Yemen: estremismo religioso, condanna a morte membro Bahà’ì
A quasi tre anni dall’inizio della guerra civile, lo Yemen, già tra i Paesi più poveri al mondo, sta attraversando una crisi umanitaria senza precedenti. Circa 17 milioni di persone sono considerate a rischio malnutrizione. E 3,3 milioni di bambini e donne incinte o in fase di allattamento al seno sono significativamente malnutriti. Un aumento del 57% rispetto al 2015. Due milioni sono inoltre i rifugiati internamente sfollati ed altri 14,4 milioni di persone non hanno accesso ad acqua e ad altre risorse potabili.
Ma oltre alla già preoccupante catastrofe umanitaria, gli scontri tra i ribelli Houthi e la coalizione guidata dall’Arabia Saudita, fedele all’ex presidente Abd Rabbo Mansour Hadi, non hanno fatto altro che accentuare le divisioni settarie che hanno polarizzato il Paese. La mancanza di uno stato di diritto, già precario prima dell’inizio della guerra civile, ha creato le condizioni favorevoli per crescenti atti di estremismo religioso.
La discriminazione contro i Bahà’ì
Lo scorso 2 gennaio le milizie Houthi hanno condannato a morte Hamid bin Haydara, un membro della comunità Bahà’ì yemenita.

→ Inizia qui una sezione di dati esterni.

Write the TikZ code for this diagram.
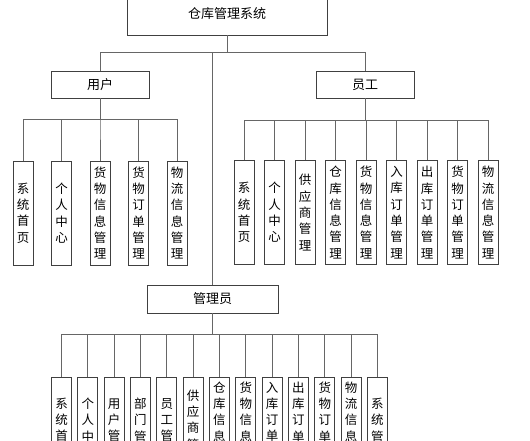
\documentclass[tikz,border=0pt]{standalone}
\usepackage{fontspec}
\newfontfamily\cjk{Noto Sans CJK SC}
\begin{document}
\begin{tikzpicture}[x=1pt,y=-1pt]
\tikzset{
  box/.style={draw=black!75, line width=0.9pt, fill=white, inner sep=0pt,
    font=\cjk\fontsize{13}{16}\selectfont},
  vbox/.style={draw=black!75, line width=0.9pt, fill=white, inner sep=0pt,
    minimum width=20pt, minimum height=104pt, align=center,
    font=\cjk\fontsize{12.5}{16.3}\selectfont},
  link/.style={draw=black!60, line width=0.9pt}
}
\path[use as bounding box, clip] (0,0) rectangle (530,440);
\fill[white] (0,0) rectangle (530,440);
% main nodes
\node[box, minimum width=200pt, minimum height=43pt] (sys) at (227,13.5) {仓库管理系统};
\node[box, minimum width=98pt, minimum height=27pt] (u) at (100,84.5) {用户};
\node[box, minimum width=98pt, minimum height=27pt] (e) at (365,84.5) {员工};
\node[box, minimum width=131pt, minimum height=28pt] (a) at (212.5,299) {管理员};
% bus levels
\coordinate (tb) at (0,52);
\coordinate (ub) at (0,119);
\coordinate (eb) at (0,120);
\coordinate (ab) at (0,334.5);
% user children
\foreach \t [count=\i] in {{系\\统\\首\\页},{个\\人\\中\\心},{货\\物\\信\\息\\管\\理},{货\\物\\订\\单\\管\\理},{物\\流\\信\\息\\管\\理}}
  \node[vbox] (u\i) at ({23+38.5*(\i-1)},213) {\t};
% employee children
\foreach \t [count=\i] in {{系\\统\\首\\页},{个\\人\\中\\心},{供\\应\\商\\管\\理},{仓\\库\\信\\息\\管\\理},{货\\物\\信\\息\\管\\理},{入\\库\\订\\单\\管\\理},{出\\库\\订\\单\\管\\理},{货\\物\\订\\单\\管\\理},{物\\流\\信\\息\\管\\理}}
  \node[vbox] (e\i) at ({244+30.5*(\i-1)},212.5) {\t};
% admin children
\foreach \t [count=\i] in {{系\\统\\首\\页},{个\\人\\中\\心},{用\\户\\管\\理},{部\\门\\管\\理},{员\\工\\管\\理},{供\\应\\商\\管\\理},{仓\\库\\信\\息\\管\\理},{货\\物\\信\\息\\管\\理},{入\\库\\订\\单\\管\\理},{出\\库\\订\\单\\管\\理},{货\\物\\订\\单\\管\\理},{物\\流\\信\\息\\管\\理},{系\\统\\管\\理}}
  \node[vbox, minimum height=102pt] (a\i) at ({61.5+26.33*(\i-1)},428) {\t};
% connectors
\draw[link] (sys.south) -- (sys.south |- tb) -| (u.north);
\draw[link] (sys.south) -- (sys.south |- tb) -| (e.north);
\draw[link] (sys.south) -- (sys.south |- tb) -| (a.north);
\foreach \i in {1,...,5}
  \draw[link] (u.south) -- (u.south |- ub) -| (u\i.north);
\foreach \i in {1,...,9}
  \draw[link] (e.south) -- (e.south |- eb) -| (e\i.north);
\foreach \i in {1,...,13}
  \draw[link] (a.south) -- (a.south |- ab) -| (a\i.north);
\end{tikzpicture}
\end{document}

La fede Bahà’ì, religione monoteista nata in Iran a metà del 1800, che promuove principi come l’unità della razza umana e l’uguaglianza tra uomo e donna, fin dal suo sorgere è stata sottoposta a pesanti persecuzioni in Iran così come nel resto del mondo arabo. La sentenza ha provocato preoccupanti reazioni da parte di molte organizzazioni umanitarie che hanno chiesto l’immediata scarcerazione del condannato. “Le autorità Houthi devono immediatamente e incondizionatamente rilasciare Hamid Haydara, un prigionieri di coscienza che è trattenuto in carcere sulla base del suo credo e delle sue attività pacifiche come membro della comunità Bahà’ì”, ha affermato Philip Luther, direttore di Amnesty International per il Medio Oriente.
Storie di ostilità e persecuzioni
In Yemen, i membri della fede Bahà’ì subiscono da sempre violente discriminazioni. Tuttavia, da quando gli Houthi hanno preso il controllo della capitale la situazione è significativamente peggiorata. Le persecuzioni si sono intensificate: attività e negozi sono stati chiusi e case perquisite. Altri cinque Bahà’ì sarebbero stati incarcerati dagli Houthi. Nel 2016 alcuni uomini armati avrebbero fatto irruzione in un laboratorio della comunità Bahà’ì e arrestato 65 persone.
L’accusa più comune rivolta ai Bahà’ì yemeniti, così come a quelli iraniani, è legata ad attività di spionaggio a favore di Israele. Attività, che secondo gli Houthi sarebbero giustificate dalla presenza in territorio israeliano, ad Haifa, dei luoghi santi Bahà’ì, meta di pellegrinaggio per la comunità Bahà’ì mondiale.
Già all’inizio dell’anno le Nazioni Unite hanno dichiarato come i Bahà’ì yemeniti siano “sotto pressione per abiurare la loro fede” e che le autorità Houthi abbiano provato a forzarne i membri a convertirsi all’Islam. L’intensificarsi delle persecuzioni alla comunità Bahà’ì sembrano poter essere ricondotti alla partnership politica tra gli Houthi e Teheran, dove i Bahà’ì, la più numerosa minoranza religiosa dell’Iran, sono sottoposti a discriminazioni e violazioni dei diritti umani da anni.